Here, we also compared the relation of cfDNA with the known prognostic biomarker of circulating tumor cells (CTCs). CellSearch technique has been approved by FDA for quantifying CTCs in patients with metastatic breast cancer as a prognostic biomarker [43]. Integrated Prediction Error (IPE) score is an overall measure for the prediction of the model at all times [44]. The lower IPE score is more accurate and stable is the respective model. The IPE scores for the cfDNA variables combination were lower than the IPE score for the CTC status for both OS and PFS, which indicates cfDNA variables to be a more accurate model. The lowest IPE scores were achieved when combining cfDNA variables with the CTC status. This confirms that cfDNA variables especially in combination with other markers such as CTC status can serve as attractive prognostic markers in MBC patients at baseline and during systematic therapy.
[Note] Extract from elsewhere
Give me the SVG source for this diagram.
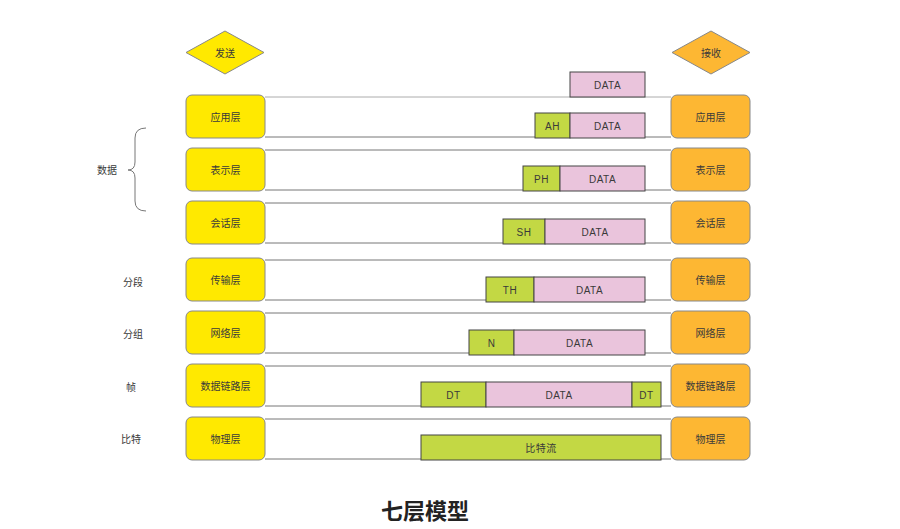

The strengths of this study are the large study population, standardized sample procedures, and comprehensive clinical data analysis. Limitations of the study should also be noted. To be able to compare the results MBCBL and MBC1C time points, we only enrolled patients who survived the first cycle of systemic therapy, which affects MBC1C patients’ survival time. Factors like time between sample collection and processing, plasma purification, the number of freeze–thaw cycles, and the employed cfDNA extraction methods can all affect cfDNA quality and quantity [45]. Here, we applied same standardized sample processing procedures to all samples. Furthermore, larger and multicenter sample cohorts are needed to be investigated to confirm the results.

In summary, our results show a decreased cfDNA concentration, increased cfDNA integrity, and a decreased CTC number from the enrollment of the study to the first cycle of systematic therapy in MBC patients. The cfDNA variables’ combination can be an independent prognostic marker in MBC patients at baseline and after the first cycle of systematic therapy and especially in combination with other markers such as CTC status.